A Visit from the
Adjutant General
In late January, 1863, Governor John Andrew of Massachusetts received permission to raise a regiment of African American soldiers. This was the first black regimented to be organized in the north. The pace of organizing additional regiments, however, was very slow. In an effort to speed the process, in March, Secretary of War Edwin Stanton dispatched Brigadier General Lorenzo Thomas, Adjutant General of the Army, to the lower Mississippi Valley to recruit African Americans.
With sweeping authority and huge responsibilities, Thomas was to explain the administration’s policy regarding these new African American recruits, as well as find volunteers to raise and command the new troops. On May 10, 1863, in the yard of the Verandah House, General Thomas gave a speech to the Corinth’s white garrison, seeking to build support for his mission. This event was captured in a picture later featured in Volume II of The Photographic History of the Civil War.
General Thomas also toured the Corinth Contraband Camp with its superintendent, James Alexander, riding its streets, visiting its school and hospital, and examining its produce gardens and cotton fields.

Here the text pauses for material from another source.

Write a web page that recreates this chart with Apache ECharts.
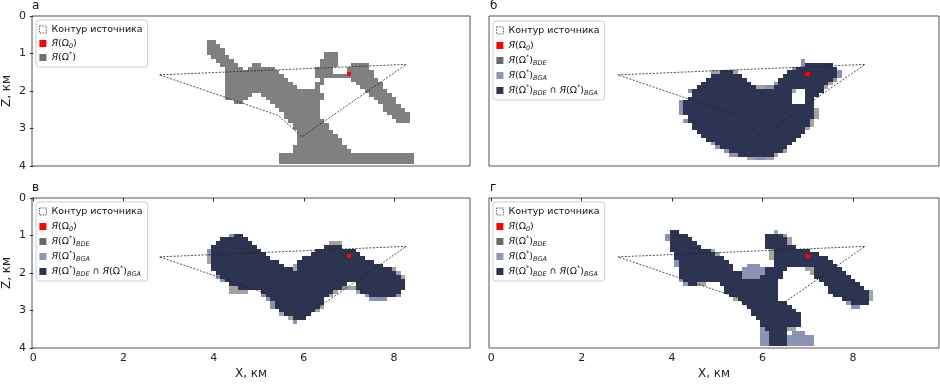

Impressed by what he saw, Thomas promised the inhabitants he would report their progress with the camp and cooperative farming practices to President Lincoln.
General Thomas’s endeavor was very successful: On May 21, 1863, volunteers from the Corinth Contraband Camp formed the 1st Alabama Infantry Regiment of African Descent, and one day later, the United States War Department issued Order No. 143, establishing the Bureau of Colored Troops.